* BEGIN *

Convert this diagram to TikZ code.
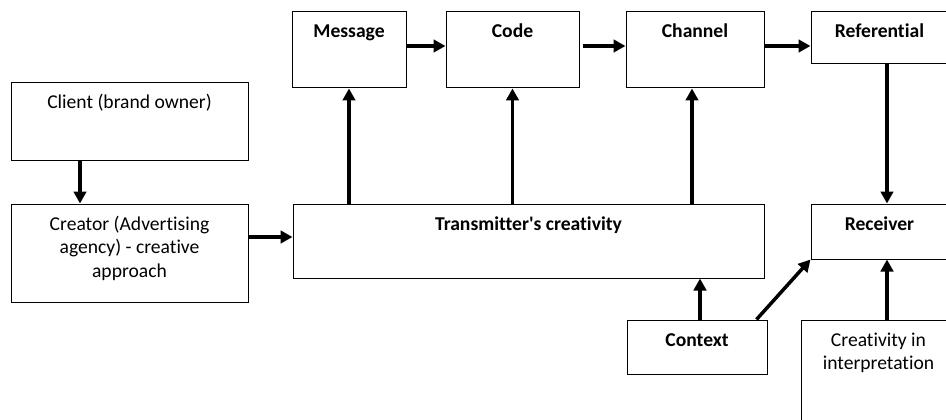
\documentclass[tikz,border=0pt]{standalone}
\usepackage{fontspec}
\setmainfont{Carlito}[Ligatures={NoCommon}]
\usetikzlibrary{arrows.meta}
\begin{document}
\begin{tikzpicture}[x=1pt,y=-1pt,
  box/.style={draw=black, line width=1pt, rectangle, inner sep=0pt},
  lab/.style={anchor=base, yshift=-26.5pt, align=flush center, inner sep=0pt,
    font=\fontsize{19.6}{23.5}\selectfont},
  hd/.style={lab, font=\fontsize{19.6}{23.5}\selectfont\bfseries},
  arr/.style={line width=3.5pt, -{Triangle[length=12pt,width=12.5pt]}}]
\useasboundingbox (0,0) rectangle (946,420);
\clip (0,0) rectangle (946,420);

% sender side
\node[box, minimum width=237pt, minimum height=77pt,
  label={[lab]north:Client (brand owner)}] (client) at (129.5,121.5) {};
\node[box, minimum width=237pt, minimum height=98pt,
  label={[lab, text width=220pt]north:Creator (Advertising\\agency) - creative\\approach}] (creator) at (129.5,253) {};
\node[box, minimum width=471pt, minimum height=74pt,
  label={[hd]north:Transmitter\textquotesingle s creativity}] (trans) at (528.5,241) {};

% communication chain
\node[box, minimum width=114pt, minimum height=76pt,
  label={[hd]north:Message}] (message) at (349,50) {};
\node[box, minimum width=133pt, minimum height=76pt,
  label={[hd]north:Code}] (code) at (512.5,50) {};
\node[box, minimum width=138pt, minimum height=76pt,
  label={[hd]north:Channel}] (channel) at (695,50) {};
\node[box, minimum width=137pt, minimum height=52pt,
  label={[hd]north:Referential}] (referential) at (879.5,38) {};

% receiver side
\node[box, minimum width=137pt, minimum height=55pt,
  label={[hd]north:Receiver}] (receiver) at (879.5,231.5) {};
\node[box, minimum width=140pt, minimum height=54pt,
  label={[hd]north:Context}] (context) at (697,347) {};
\node[box, minimum width=155pt, minimum height=110pt,
  label={[lab, text width=150pt]north:Creativity in\\interpretation}] (interp) at (878.5,375) {};

% connectors
\draw[arr] ([xshift=-49.5pt]client.south) -- ([xshift=-49.5pt]creator.north);
\draw[arr] ([yshift=16pt]creator.east) -- ([yshift=16pt]creator.east -| trans.west);
\draw[arr] (message.south |- trans.north) -- (message.south);
\draw[arr] (code.south |- trans.north) -- (code.south);
\draw[arr] ([xshift=-3pt]channel.south |- trans.north) -- ([xshift=-3pt]channel.south);
\draw[arr] ([yshift=4pt]message.east) -- ([yshift=4pt]code.west);
\draw[arr, shorten <=3pt] ([yshift=4pt]code.east) -- ([yshift=4pt]channel.west);
\draw[arr] ([yshift=4pt]channel.east) -- ([yshift=4pt]channel.east -| referential.west);
\draw[arr] ([xshift=7.5pt]referential.south) -- ([xshift=7.5pt]referential.south |- receiver.north);
\draw[arr] ([xshift=3pt]context.north) -- ([xshift=3pt]context.north |- trans.south);
\draw[arr] ([xshift=-11pt]context.north east) -- (receiver.south west);
\draw[arr] ([xshift=8.5pt]interp.north) -- ([xshift=8.5pt]interp.north |- receiver.south);
\end{tikzpicture}
\end{document}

* END *

* What the exercise asks *
Leave out the pictures, then repeat the listing above exactly from its first line to the line with "(trans) at (528.5,241)", inclusive.

* Exercise response *
Convert this diagram to TikZ code.
\documentclass[tikz,border=0pt]{standalone}
\usepackage{fontspec}
\setmainfont{Carlito}[Ligatures={NoCommon}]
\usetikzlibrary{arrows.meta}
\begin{document}
\begin{tikzpicture}[x=1pt,y=-1pt,
  box/.style={draw=black, line width=1pt, rectangle, inner sep=0pt},
  lab/.style={anchor=base, yshift=-26.5pt, align=flush center, inner sep=0pt,
    font=\fontsize{19.6}{23.5}\selectfont},
  hd/.style={lab, font=\fontsize{19.6}{23.5}\selectfont\bfseries},
  arr/.style={line width=3.5pt, -{Triangle[length=12pt,width=12.5pt]}}]
\useasboundingbox (0,0) rectangle (946,420);
\clip (0,0) rectangle (946,420);

% sender side
\node[box, minimum width=237pt, minimum height=77pt,
  label={[lab]north:Client (brand owner)}] (client) at (129.5,121.5) {};
\node[box, minimum width=237pt, minimum height=98pt,
  label={[lab, text width=220pt]north:Creator (Advertising\\agency) - creative\\approach}] (creator) at (129.5,253) {};
\node[box, minimum width=471pt, minimum height=74pt,
  label={[hd]north:Transmitter\textquotesingle s creativity}] (trans) at (528.5,241) {};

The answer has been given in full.